The mean interobserver coefficient of variation with the HRT, at 8.2%, is similar to that previously reported for planimetry (7.8%),42 the ONHA 7.7%25 and slightly better than that for the IS 200028 (mean 11.6%).
Intraobserver variation was very similar for planimetry and the HRT (coefficient of variation 4.0% and 4.5% respectively), and similar to that previously reported for planimetry (coefficient of variation 2.9% to 4.3%),14 42 the Humphrey retinal analyser (mean coefficient of variation 2.2%),30 digital photogrammetry (mean coefficient of variation 5.3%)28 and the ONHA (coefficient of variation 6.1 to 6.7% and SD differences of 0.02 to 0.05 mm2).24 26 27
CUP SHAPE MEASURE
This is a measure of the steepness and depth of cupping in an optic disc. Its value is unaffected by the height of the reference plane, but will be affected by the shape of the surface enclosed by the observer defined disc margin. Variability between observers was low for this measure, with the mean SD differences between each observer and the median representing about 2.8% of the range of values.

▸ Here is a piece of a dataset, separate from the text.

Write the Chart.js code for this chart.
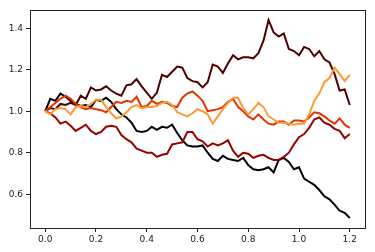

The variation between observers was higher for this variable than any other assessed in this study. It was also particularly sensitive to differences in reference height, demonstrated by the difference between the coefficient of variation using the version 1.10 and 1.11 reference planes (8.7% and 13.6% respectively). A coefficient of variation of 9.75% using version 1.11 has been reported previously.43
The intraobserver variation determined in this study compares well with previously published data for planimetry,14 32 42 and demonstrates that it is possible to obtain the same level of consistency for an experienced observer using planimetry as with the (more objective) HRT. Intraobserver variation has less importance with analysis by the HRT, because the HRT software has the facility to “export” the disc margin definition from one image in a series to subsequent images. This may reduce variability in longitudinal analyses below that of the intraobserver variation found in this study. A recent study has investigated the variability in a number of variables that arises when the “export” option is used.44 The coefficient of variation for disc area, cup area, and rim volume was 0.05%, 2.2%, and 2.4% respectively. This compares with intraobserver variation of 2.4%, 3.8%, and 8.4% for the same variables in this study.

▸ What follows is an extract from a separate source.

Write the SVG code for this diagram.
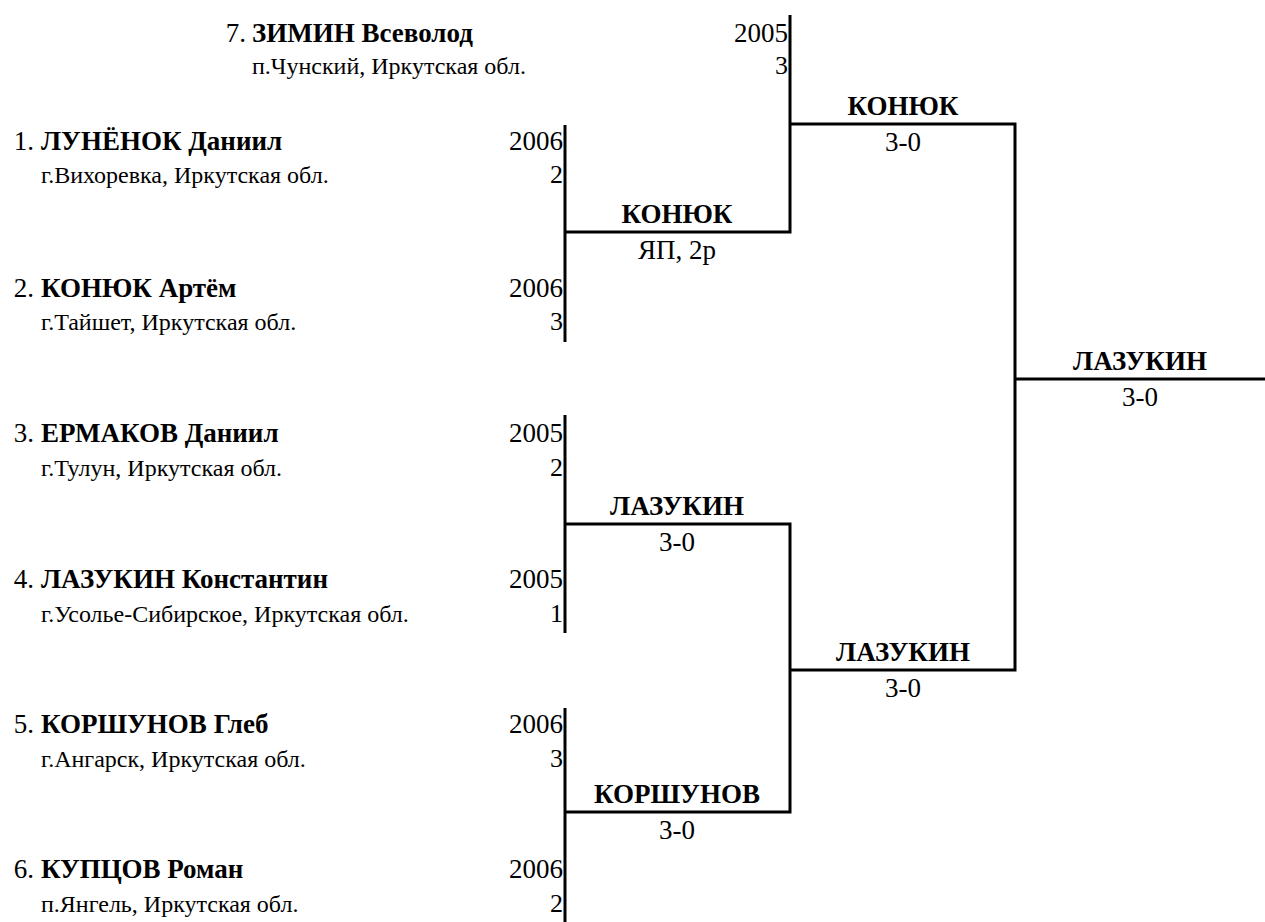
<svg xmlns="http://www.w3.org/2000/svg" width="1265" height="922" viewBox="0 0 1265 922">
<style>
text{font-family:'Liberation Serif','Times New Roman',serif;fill:#000}
.num{font-size:27px;text-anchor:end}
.name{font-size:27px;font-weight:bold}
.loc{font-size:24px}
.yr{font-size:27px;text-anchor:end}
.seed{font-size:26px;text-anchor:end}
.win{font-size:27px;font-weight:bold;text-anchor:middle}
.sc{font-size:27px;text-anchor:middle}
.ln{stroke:#000;stroke-width:3;fill:none}
</style>
<rect width="1265" height="922" fill="#fff"/>
<g id="connectors">
<polyline class="ln" points="790,15 790,232 565,232"/>
<line class="ln" x1="565" y1="125" x2="565" y2="342"/>
<line class="ln" x1="565" y1="415" x2="565" y2="633"/>
<line class="ln" x1="565" y1="708" x2="565" y2="922"/>
<polyline class="ln" points="565,524 790,524 790,812 565,812"/>
<polyline class="ln" points="790,124 1015,124 1015,670 790,670"/>
<line class="ln" x1="1015" y1="379" x2="1265" y2="379"/>
</g>
<g id="player7">
<text class="num" x="246" y="42">7.</text>
<text class="name" x="252" y="42">ЗИМИН Всеволод</text>
<text class="loc" x="252" y="74">п.Чунский, Иркутская обл.</text>
<text class="yr" x="788" y="42">2005</text>
<text class="seed" x="788" y="74">3</text>
</g>
<g id="player1">
<text class="num" x="34" y="150">1.</text>
<text class="name" x="41" y="150">ЛУНЁНОК Даниил</text>
<text class="loc" x="41" y="183">г.Вихоревка, Иркутская обл.</text>
<text class="yr" x="563" y="150">2006</text>
<text class="seed" x="563" y="183">2</text>
</g>
<g id="player2">
<text class="num" x="34" y="297">2.</text>
<text class="name" x="41" y="297">КОНЮК Артём</text>
<text class="loc" x="41" y="330">г.Тайшет, Иркутская обл.</text>
<text class="yr" x="563" y="297">2006</text>
<text class="seed" x="563" y="330">3</text>
</g>
<g id="player3">
<text class="num" x="34" y="442">3.</text>
<text class="name" x="41" y="442">ЕРМАКОВ Даниил</text>
<text class="loc" x="41" y="476">г.Тулун, Иркутская обл.</text>
<text class="yr" x="563" y="442">2005</text>
<text class="seed" x="563" y="476">2</text>
</g>
<g id="player4">
<text class="num" x="34" y="588">4.</text>
<text class="name" x="41" y="588">ЛАЗУКИН Константин</text>
<text class="loc" x="41" y="622">г.Усолье-Сибирское, Иркутская обл.</text>
<text class="yr" x="563" y="588">2005</text>
<text class="seed" x="563" y="622">1</text>
</g>
<g id="player5">
<text class="num" x="34" y="733">5.</text>
<text class="name" x="41" y="733">КОРШУНОВ Глеб</text>
<text class="loc" x="41" y="767">г.Ангарск, Иркутская обл.</text>
<text class="yr" x="563" y="733">2006</text>
<text class="seed" x="563" y="767">3</text>
</g>
<g id="player6">
<text class="num" x="34" y="878">6.</text>
<text class="name" x="41" y="878">КУПЦОВ Роман</text>
<text class="loc" x="41" y="912">п.Янгель, Иркутская обл.</text>
<text class="yr" x="563" y="878">2006</text>
<text class="seed" x="563" y="912">2</text>
</g>
<g id="match-1-2">
<text class="win" x="677" y="223">КОНЮК</text>
<text class="sc" x="677" y="259">ЯП, 2р</text>
</g>
<g id="match-3-4">
<text class="win" x="677" y="515">ЛАЗУКИН</text>
<text class="sc" x="677" y="551">3-0</text>
</g>
<g id="match-5-6">
<text class="win" x="677" y="803">КОРШУНОВ</text>
<text class="sc" x="677" y="839">3-0</text>
</g>
<g id="match-7">
<text class="win" x="903" y="115">КОНЮК</text>
<text class="sc" x="903" y="151">3-0</text>
</g>
<g id="match-semi">
<text class="win" x="903" y="661">ЛАЗУКИН</text>
<text class="sc" x="903" y="697">3-0</text>
</g>
<g id="match-final">
<text class="win" x="1140" y="370">ЛАЗУКИН</text>
<text class="sc" x="1140" y="406">3-0</text>
</g>
</svg>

The analysis of HRT images is much less dependent on the experience of the observer than it is in planimetry and agreement was better with the HRT analysis for all variables, except for optic disc area. However, even with the improved agreement found with HRT, the variation in disc margin definition, together with the subsequent variation in reference height and cup definition, leads to a variation in rim area estimation which may be clinically significant in cross sectional (diagnostic) studies.
Mr Garway-Heath was supported in this research by a grant from the Guide Dogs for the Blind Association. The authors would like to thank Catey Bunce (medical statistician, Glaxo Department of Ophthalmic Epidemiology, Moorfields Eye Hospital, and Institute of Ophthalmology) for advice in the statistical analysis of the data in the study.